The defendants argued that communications among the parties and their counsel that occurred between the signing and the closing were privileged under the common-interest doctrine. In 2014, the First Department of New York’s Appellate Division broke with prior New York precedent, holding that such communications were privileged, even if unrelated to litigation, so long as their primary purpose was “for the parties to obtain legal advice or to further a legal interest.”
The Court of Appeals’ Decision
In reaching its decision to limit the common interest exception to communications made in connection with pending or reasonably anticipated litigation, the Court of Appeals explored its doctrinal and historical underpinnings. The Court noted that the common interest doctrine originated in criminal law in order for attorneys of criminal co-defendants to freely share confidential information regarding defense strategies without waiving attorney-client privilege. Later the courts expanded the doctrine to include parties in civil ligations, under the rationale that when two parties are engaged in or reasonably anticipate litigation in which the parties share a common legal interest, the “threat of mandatory disclosure may chill the parties’ exchange of privileged information and therefore thwart any desire to coordinate legal strategy.”
This policy rationale, the court reasoned, does not apply to separately represented parties that share a common legal interest in a commercial transaction but do not reasonably anticipate litigation. The court observed that there is no evidence that transactions, including mergers, have been impeded in New York because of the state’s litigation limitation on the common interest doctrine. Furthermore, the court argued that parties’ mutual desire to complete a transaction is an adequate incentive for parties to share information regardless of the scope of the common interest exception. Underscoring the unimportance of the common interest doctrine’s policy rationale in transactional contexts, the court stated, “Defendants have not presented any evidence to suggest that a corporate crisis existed in New York over the last 20 years when our courts restricted the common interest doctrine to pending or anticipated litigation, and we doubt that one will occur as a result of our decision today.” The court also justified limiting the common interest doctrine on the theory that the limitation serves as a safeguard against separately represented parties seeking to deliberately avoid disclosure based on the alleged commonality of legal interests, where the interests are in fact of only a commercial or business nature.

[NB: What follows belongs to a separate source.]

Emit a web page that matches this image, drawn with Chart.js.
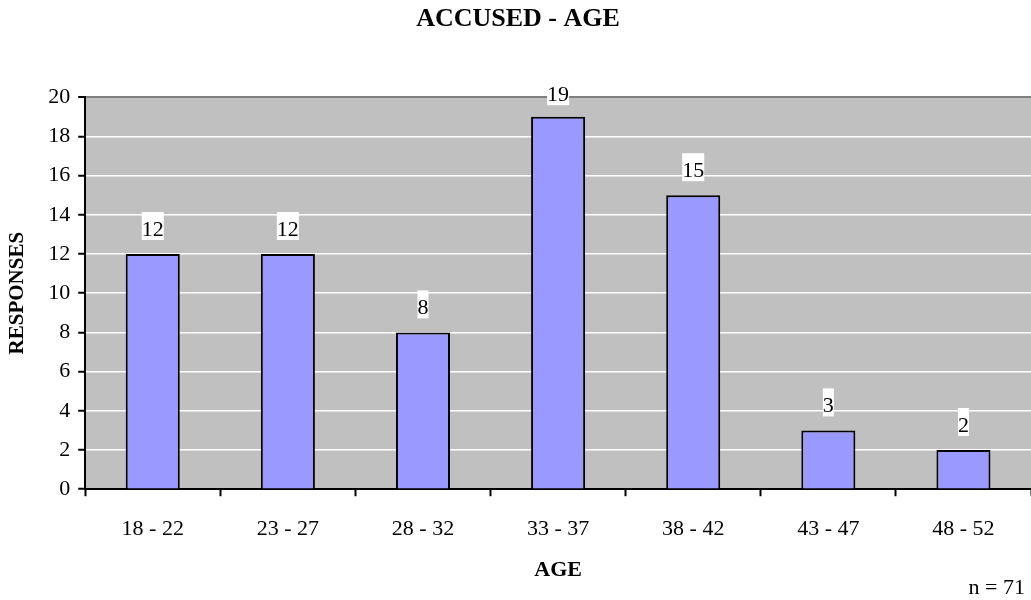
<!DOCTYPE html>
<html>
<head>
<meta charset="utf-8">
<script src="https://cdn.jsdelivr.net/npm/chart.js@4"></script>
<style>
  body { margin: 0; background: #fff; }
  #wrap { width: 1031px; height: 600px; }
</style>
</head>
<body>
<div id="wrap"><canvas id="ageChart" width="1031" height="600"></canvas></div>
<script>
// ===== data =====
const ageGroups = ['18 - 22', '23 - 27', '28 - 32', '33 - 37', '38 - 42', '43 - 47', '48 - 52'];
const responses = [12, 12, 8, 19, 15, 3, 2];
const yTicks = [0, 2, 4, 6, 8, 10, 12, 14, 16, 18, 20];
const sampleNote = 'n = 71';

const serif = '"Liberation Serif", "Times New Roman", serif';

// gray plot background
const plotBg = {
  id: 'plotBg',
  beforeDraw(chart) {
    const a = chart.chartArea, ctx = chart.ctx;
    ctx.save();
    ctx.fillStyle = '#c0c0c0';
    ctx.fillRect(a.left, a.top, a.right - a.left, a.bottom - a.top);
    ctx.restore();
  }
};

// value labels on white boxes above bars + the n note
const barLabels = {
  id: 'barLabels',
  afterDatasetsDraw(chart) {
    const ctx = chart.ctx;
    const meta = chart.getDatasetMeta(0);
    ctx.save();
    ctx.font = '22px ' + serif;
    ctx.textAlign = 'center';
    ctx.textBaseline = 'middle';
    meta.data.forEach((bar, i) => {
      const txt = String(responses[i]);
      const w = ctx.measureText(txt).width;
      const cy = Math.max(bar.y - 28, chart.chartArea.top - 6);
      ctx.fillStyle = '#fff';
      ctx.fillRect(bar.x - w / 2, cy - 14, w, 28);
      ctx.fillStyle = '#000';
      ctx.fillText(txt, bar.x, cy + 4);
    });
    ctx.restore();
  },
  afterDraw(chart) {
    const ctx = chart.ctx;
    ctx.save();
    ctx.font = '22px ' + serif;
    ctx.fillStyle = '#000';
    ctx.textAlign = 'right';
    ctx.textBaseline = 'middle';
    ctx.fillText(sampleNote, chart.width - 6, 588);
    ctx.restore();
  }
};

new Chart(document.getElementById('ageChart'), {
  type: 'bar',
  data: {
    labels: ageGroups,
    datasets: [{
      data: responses,
      backgroundColor: '#9999ff',
      borderColor: '#000',
      borderWidth: 2,
      borderSkipped: 'bottom',
      barPercentage: 0.4,
      categoryPercentage: 1.0
    }]
  },
  options: {
    responsive: false,
    animation: false,
    layout: { padding: { left: 5, right: 0, top: 0, bottom: 16 } },
    plugins: {
      legend: { display: false },
      tooltip: { enabled: false },
      title: {
        display: true,
        text: 'ACCUSED - AGE',
        color: '#000',
        font: { family: serif, size: 26, weight: 'bold' },
        padding: { top: 4, bottom: 62 }
      }
    },
    scales: {
      x: {
        offset: true,
        grid: {
          offset: true,
          drawOnChartArea: false,
          drawTicks: true,
          tickLength: 7,
          tickColor: '#000',
          tickWidth: 2
        },
        border: { display: true, color: '#000', width: 2 },
        ticks: {
          color: '#000',
          font: { family: serif, size: 22 },
          padding: 20,
          maxRotation: 0
        },
        title: {
          display: true,
          text: 'AGE',
          color: '#000',
          font: { family: serif, size: 22, weight: 'bold' },
          padding: { top: -5, bottom: 0 }
        }
      },
      y: {
        min: 0,
        max: 20,
        afterBuildTicks(scale) { scale.ticks = yTicks.map(v => ({ value: v })); },
        grid: {
          color: ctx => (ctx.tick && ctx.tick.value === 20 ? '#808080' : '#ffffff'),
          lineWidth: ctx => (ctx.tick && ctx.tick.value === 20 ? 2 : 1.5),
          tickColor: '#000',
          tickLength: 7,
          tickWidth: 2
        },
        border: { display: true, color: '#000', width: 2 },
        ticks: {
          color: '#000',
          font: { family: serif, size: 22 },
          padding: 8
        },
        title: {
          display: true,
          text: 'RESPONSES',
          color: '#000',
          font: { family: serif, size: 21, weight: 'bold' },
          padding: { top: 0, bottom: 10 }
        }
      }
    }
  },
  plugins: [plotBg, barLabels]
});
</script>
</body>
</html>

The court acknowledged that other federal courts and states have extended the common interest doctrine to communications in furtherance of any common legal interest. It concluded, however, that the policy justifications for maintaining the litigation limitation in New York “outweigh[s] any purported justification for doing away with it.”
Where lenders in a financing transaction are jointly represented, there should be no issue in sharing communications from their mutual counsel. In those cases where the lenders are separately represented, however, Ambac v. Countrywide injects a heavy dose of caution in sharing attorney communications, even where the parties’ interests are strongly convergent. It may very well be that attorney communications can be styled “in anticipation of litigation,” particularly where the debtor is in distress and imminent adversarial proceedings are not difficult to contemplate. Nonetheless, the specter of the waiver of attorney-client privilege, perhaps going even beyond the particular shared communication, should be enough to chill the free exchange of legal advice among parties to financial and other commercial transactions.